Enfin, l’accès universel à une alimentation de qualité passe par des dispositifs de prix adaptés, comme l’Écopôle alimentaire de la communauté de communes d’Audruicq qui distribue cinq cents paniers hebdomadaires à tarification différenciée, rapporte Terre de Liens.
Les enjeux d’une transition nécessaire
La disparition progressive des petites structures agricoles pose la question de la résilience alimentaire des territoires. Alors que citoyens et agriculteurs plaident pour une production locale diversifiée, le mouvement de concentration compromet l’accès à des produits variés de proximité, alerte l’association. Les élections municipales à venir représentent une opportunité pour les candidats de s’engager sur des politiques agricoles et alimentaires locales ambitieuses.

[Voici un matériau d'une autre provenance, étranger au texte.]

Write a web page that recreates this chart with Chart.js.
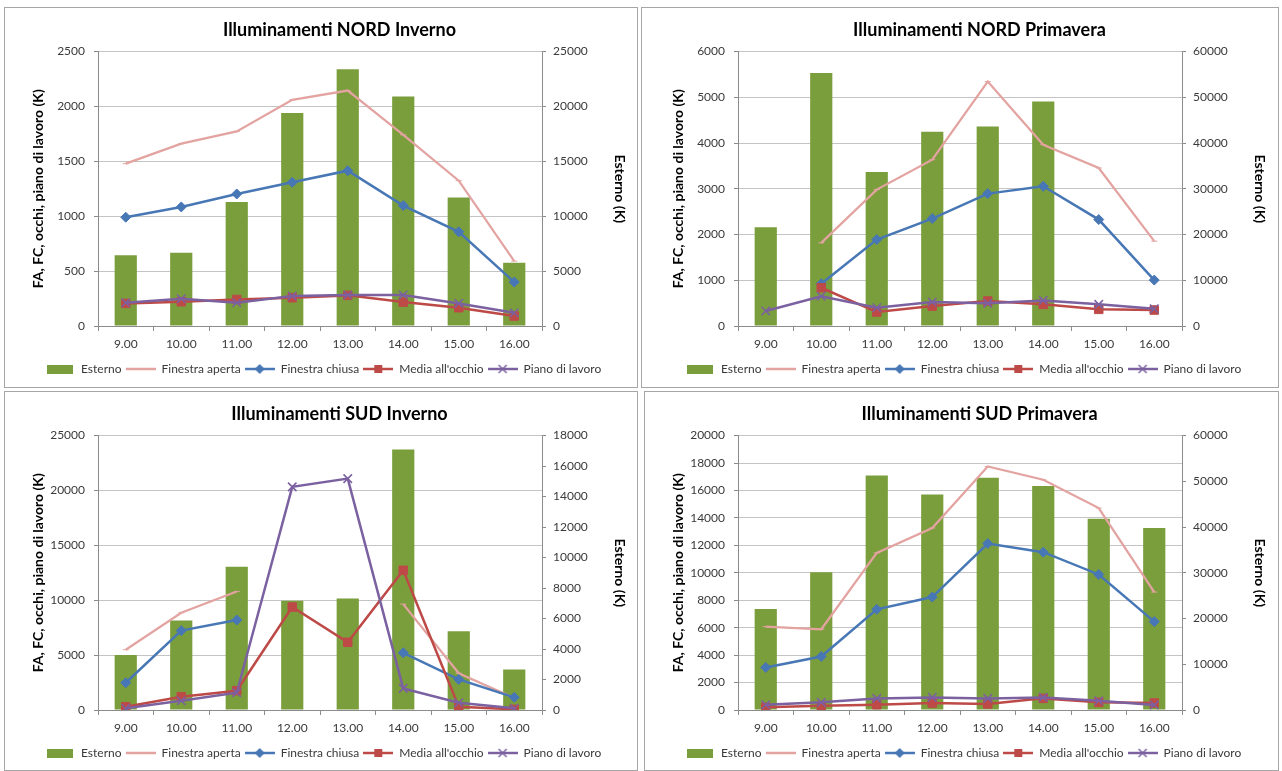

La mobilisation des communes constitue un contre-pouvoir face aux logiques économiques qui poussent à l’agrandissement des exploitations. Les exemples cités par Terre de Liens démontrent qu’une action publique locale volontariste peut préserver une agriculture à taille humaine et favoriser l’installation de nouveaux agriculteurs. Reste à savoir si les futurs édiles saisiront les leviers proposés par le mouvement pour construire des systèmes alimentaires territoriaux durables.